--- start ---
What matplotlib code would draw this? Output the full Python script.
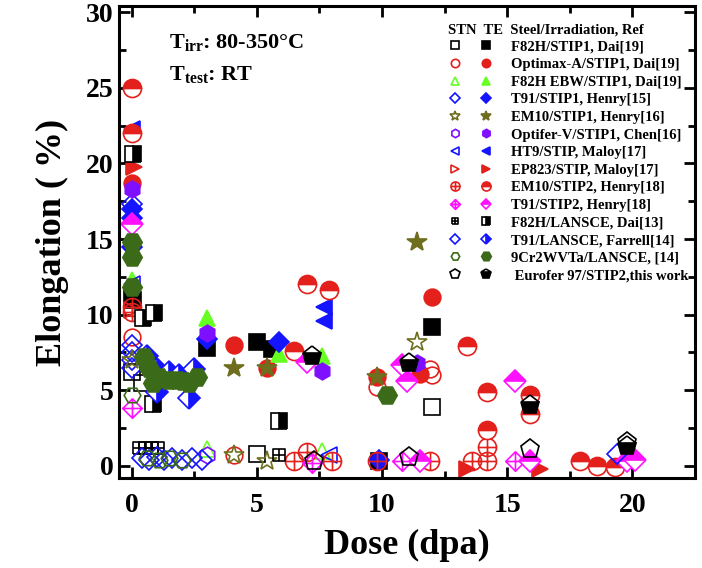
import matplotlib
matplotlib.use("Agg")
import matplotlib.pyplot as plt
from matplotlib.path import Path
from matplotlib.legend_handler import HandlerTuple
from matplotlib.ticker import MultipleLocator

plt.rcParams['font.family'] = 'Liberation Serif'
plt.rcParams['font.weight'] = 'bold'
plt.rcParams['mathtext.fontset'] = 'custom'
plt.rcParams['mathtext.rm'] = 'Liberation Serif:bold'
plt.rcParams['mathtext.it'] = 'Liberation Serif:bold'

# ---- data: dose (dpa), total elongation (%) ----
# F82H/STIP1, Dai[19]
f82h_stn_x = [0.0, 0.0, 0.4, 5.0, 12.0]
f82h_stn_y = [11.3, 6.2, 5.5, 0.8, 3.9]
f82h_te_x = [0.05, 3.0, 5.0, 5.6, 12.0, 9.9]
f82h_te_y = [11.0, 7.8, 8.2, 7.7, 9.2, 0.3]
# Optimax-A/STIP1, Dai[19]
optimax_stn_x = [0.0, 4.1, 9.8, 11.9, 12.0]
optimax_stn_y = [8.5, 0.7, 5.2, 6.4, 6.0]
optimax_te_x = [0.0, 4.1, 5.4, 9.8, 12.0, 11.5]
optimax_te_y = [18.7, 8.0, 6.5, 5.9, 11.2, 6.1]
# F82H EBW/STIP1, Dai[19]
ebw_stn_x = [3.0, 7.6]
ebw_stn_y = [1.1, 1.0]
ebw_te_x = [0.0, 3.0, 5.9, 7.6]
ebw_te_y = [12.3, 9.8, 7.4, 7.3]
# T91/STIP1, Henry[15]
t91a_stn_x = [0.0, 0.0, 0.0, 0.0, 0.0]
t91a_stn_y = [17.3, 8.0, 7.5, 7.0, 6.5]
t91a_te_x = [0.0, 0.0, 0.0, 3.0, 5.9, 9.9]
t91a_te_y = [17.0, 16.4, 14.5, 8.4, 8.2, 0.4]
# EM10/STIP1, Henry[16]
em10a_stn_x = [0.0, 4.1, 5.4, 11.4]
em10a_stn_y = [7.0, 0.7, 0.3, 8.2]
em10a_te_x = [4.1, 5.4, 9.8, 11.4]
em10a_te_y = [6.5, 6.5, 5.9, 14.8]
# Optifer-V/STIP1, Chen[16]
optifer_stn_x = [3.0]
optifer_stn_y = [0.7]
optifer_te_x = [0.0, 3.0, 7.6, 11.4]
optifer_te_y = [18.3, 8.8, 6.3, 6.8]
# HT9/STIP, Maloy[17]
ht9_stn_x = [0.0, 7.9]
ht9_stn_y = [12.0, 0.7]
ht9_te_x = [0.0, 7.7, 7.7]
ht9_te_y = [22.3, 10.5, 9.6]
# EP823/STIP, Maloy[17]
ep823_stn_x = [0.0]
ep823_stn_y = [10.3]
ep823_te_x = [0.1, 13.4, 16.3]
ep823_te_y = [19.8, -0.2, -0.2]
# EM10/STIP2, Henry[18]
em10b_stn_x = [0.0, 0.0, 6.5, 7.0, 8.0, 11.9, 13.6, 14.2, 14.2, 9.8]
em10b_stn_y = [10.5, 10.2, 0.3, 0.9, 0.3, 0.3, 0.3, 1.25, 0.3, 0.3]
em10b_te_x = [0.0, 0.0, 7.0, 7.9, 6.5, 13.4, 14.2, 14.2, 15.9, 15.9, 17.9, 18.6, 19.3]
em10b_te_y = [25.0, 22.0, 12.0, 11.6, 7.6, 7.9, 4.9, 2.4, 4.7, 3.4, 0.3, 0.0, -0.1]
# T91/STIP2, Henry[18]
t91b_stn_x = [0.0, 7.2, 10.8, 15.3]
t91b_stn_y = [3.8, 0.2, 0.3, 0.3]
t91b_te_x = [0.0, 7.0, 10.8, 11.0, 15.3, 15.9, 11.5, 19.8, 20.1]
t91b_te_y = [16.0, 6.9, 6.7, 5.6, 5.6, 0.3, 0.3, 0.3, 0.4]
# F82H/LANSCE, Dai[13]
f82hl_stn_x = [0.3, 0.55, 0.8, 1.05, 5.9]
f82hl_stn_y = [1.2, 1.2, 1.2, 1.2, 0.7]
f82hl_te_x = [0.05, 0.45, 0.9, 0.85, 5.9]
f82hl_te_y = [20.6, 9.8, 10.1, 4.1, 3.0]
# T91/LANSCE, Farrell[14]
t91l_stn_x = [0.4, 0.7, 1.0, 1.3, 1.6, 2.0, 2.4, 2.8, 19.4]
t91l_stn_y = [0.5, 0.4, 0.6, 0.4, 0.5, 0.4, 0.5, 0.4, 0.8]
t91l_te_x = [0.6, 1.0, 1.5, 1.9, 2.5, 2.3, 1.0]
t91l_te_y = [7.3, 6.4, 6.2, 6.0, 6.4, 4.5, 4.9]
# 9Cr2WVTa/LANSCE, [14]
cr9_stn_x = [0.0, 0.6, 1.1, 1.5, 2.0]
cr9_stn_y = [4.7, 0.5, 0.4, 0.5, 0.4]
cr9_te_x = [0.0, 0.0, 0.0, 0.5, 0.7, 0.85, 1.1, 1.45, 1.8, 2.05, 2.3, 2.6, 10.2]
cr9_te_y = [14.8, 13.8, 11.8, 7.2, 6.5, 5.5, 5.9, 5.7, 5.7, 5.6, 5.5, 5.9, 4.7]
# Eurofer 97/STIP2, this work
eurofer_stn_x = [7.3, 11.1, 15.9, 19.8]
eurofer_stn_y = [0.3, 0.6, 1.1, 1.6]
eurofer_te_x = [7.2, 11.1, 15.9, 19.8]
eurofer_te_y = [7.3, 6.8, 4.0, 1.3]

labels = ['F82H/STIP1, Dai[19]', 'Optimax-A/STIP1, Dai[19]', 'F82H EBW/STIP1, Dai[19]',
          'T91/STIP1, Henry[15]', 'EM10/STIP1, Henry[16]', 'Optifer-V/STIP1, Chen[16]',
          'HT9/STIP, Maloy[17]', 'EP823/STIP, Maloy[17]', 'EM10/STIP2, Henry[18]',
          'T91/STIP2, Henry[18]', 'F82H/LANSCE, Dai[13]', 'T91/LANSCE, Farrell[14]',
          '9Cr2WVTa/LANSCE, [14]', ' Eurofer 97/STIP2,this work']

# marker shapes with inner crosses
plus = Path([[-1, 0], [1, 0], [0, -1], [0, 1]],
            [Path.MOVETO, Path.LINETO, Path.MOVETO, Path.LINETO])
circ_plus = Path.make_compound_path(Path.unit_circle(), plus)
diam = Path([[0, 1], [1, 0], [0, -1], [-1, 0], [0, 1]])
diam_plus = Path.make_compound_path(diam, plus)
sq = Path([[-1, -1], [1, -1], [1, 1], [-1, 1], [-1, -1]])
sq_grid = Path.make_compound_path(sq, plus)

black = '#000000'
red = '#e3201c'
lime = '#66ff22'
blue = '#1414ff'
olive = '#6e6e1e'
purple = '#7f10ff'
magenta = '#ff10ff'
dgreen = '#3b6a18'

fig = plt.figure(figsize=(7.02, 5.68), dpi=100)
ax = fig.add_axes([0.1695, 0.1585, 0.8205, 0.8305])

MS = 12


def stn(x, y, m, c, ms=MS):
    return ax.plot(x, y, ls='none', marker=m, ms=ms, mfc='none', mec=c, mew=1.2)[0]


def te(x, y, m, c, ms=MS, fill='full'):
    return ax.plot(x, y, ls='none', marker=m, ms=ms, mfc=c, mec=c, mew=1.2,
                   fillstyle=fill, markerfacecoloralt='white')[0]


pairs = []
pairs.append((stn(f82h_stn_x, f82h_stn_y, 's', black, 11), te(f82h_te_x, f82h_te_y, 's', black, 11)))
pairs.append((stn(optimax_stn_x, optimax_stn_y, 'o', red), te(optimax_te_x, optimax_te_y, 'o', red)))
pairs.append((stn(ebw_stn_x, ebw_stn_y, '^', lime), te(ebw_te_x, ebw_te_y, '^', lime)))
pairs.append((stn(t91a_stn_x, t91a_stn_y, 'D', blue, 10), te(t91a_te_x, t91a_te_y, 'D', blue, 10)))
pairs.append((stn(em10a_stn_x, em10a_stn_y, '*', olive, 15), te(em10a_te_x, em10a_te_y, '*', olive, 15)))
pairs.append((stn(optifer_stn_x, optifer_stn_y, 'h', purple), te(optifer_te_x, optifer_te_y, 'h', purple)))
pairs.append((stn(ht9_stn_x, ht9_stn_y, '<', blue), te(ht9_te_x, ht9_te_y, '<', blue)))
pairs.append((stn(ep823_stn_x, ep823_stn_y, '>', red), te(ep823_te_x, ep823_te_y, '>', red)))
pairs.append((stn(em10b_stn_x, em10b_stn_y, circ_plus, red, 13), te(em10b_te_x, em10b_te_y, 'o', red, 13, 'top')))
pairs.append((stn(t91b_stn_x, t91b_stn_y, diam_plus, magenta, 14), te(t91b_te_x, t91b_te_y, 'D', magenta, 11, 'top')))
pairs.append((stn(f82hl_stn_x, f82hl_stn_y, sq_grid, black, 9), te(f82hl_te_x, f82hl_te_y, 's', black, 11, 'right')))
pairs.append((stn(t91l_stn_x, t91l_stn_y, 'D', blue, 10), te(t91l_te_x, t91l_te_y, 'D', blue, 11, 'right')))
pairs.append((stn(cr9_stn_x, cr9_stn_y, 'H', dgreen), te(cr9_te_x, cr9_te_y, 'H', dgreen, 14)))
pairs.append((stn(eurofer_stn_x, eurofer_stn_y, 'p', black, 14), te(eurofer_te_x, eurofer_te_y, 'p', black, 14, 'bottom')))

ax.set_xlim(-0.5, 22.5)
ax.set_ylim(-0.8, 30.4)
ax.xaxis.set_major_locator(MultipleLocator(5))
ax.xaxis.set_minor_locator(MultipleLocator(2.5))
ax.yaxis.set_major_locator(MultipleLocator(5))
ax.yaxis.set_minor_locator(MultipleLocator(2.5))
ax.tick_params(which='both', direction='in', top=True, right=True, width=2)
ax.tick_params(which='major', length=8, labelsize=20)
ax.tick_params(which='minor', length=5)
ax.tick_params(axis='x', pad=11)
ax.tick_params(axis='y', pad=4)
for s in ax.spines.values():
    s.set_linewidth(2.2)

ax.set_xlabel('Dose (dpa)', fontsize=26, fontweight='bold', labelpad=8)
ax.set_ylabel('Elongation ( %)', fontsize=26, fontweight='bold', labelpad=12)

ax.text(1.5, 28.0, r'T$_{\mathrm{irr}}$: 80-350°C', fontsize=16, va='center')
ax.text(1.5, 25.9, r'T$_{\mathrm{test}}$: RT', fontsize=16, va='center')

leg = ax.legend(pairs, labels, handler_map={tuple: HandlerTuple(ndivide=None, pad=1.2)},
                loc='upper left', bbox_to_anchor=(0.556, 0.983), frameon=False,
                fontsize=10.5, markerscale=0.5, handlelength=3.1, handletextpad=1.25,
                labelspacing=0.3, borderaxespad=0.2,
                title='STN  TE  Steel/Irradiation, Ref', alignment='left')
leg.get_title().set_fontsize(10.5)
leg.get_title().set_fontweight('bold')

fig.savefig('out.png', dpi=100)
--- end ---
Write out again exactly the lines from the start of the data above through the line containing "plt.rcParams['mathtext.it'] = 'Liberation", inclusive, excluding any pictures.

What matplotlib code would draw this? Output the full Python script.
import matplotlib
matplotlib.use("Agg")
import matplotlib.pyplot as plt
from matplotlib.path import Path
from matplotlib.legend_handler import HandlerTuple
from matplotlib.ticker import MultipleLocator

plt.rcParams['font.family'] = 'Liberation Serif'
plt.rcParams['font.weight'] = 'bold'
plt.rcParams['mathtext.fontset'] = 'custom'
plt.rcParams['mathtext.rm'] = 'Liberation Serif:bold'
plt.rcParams['mathtext.it'] = 'Liberation Serif:bold'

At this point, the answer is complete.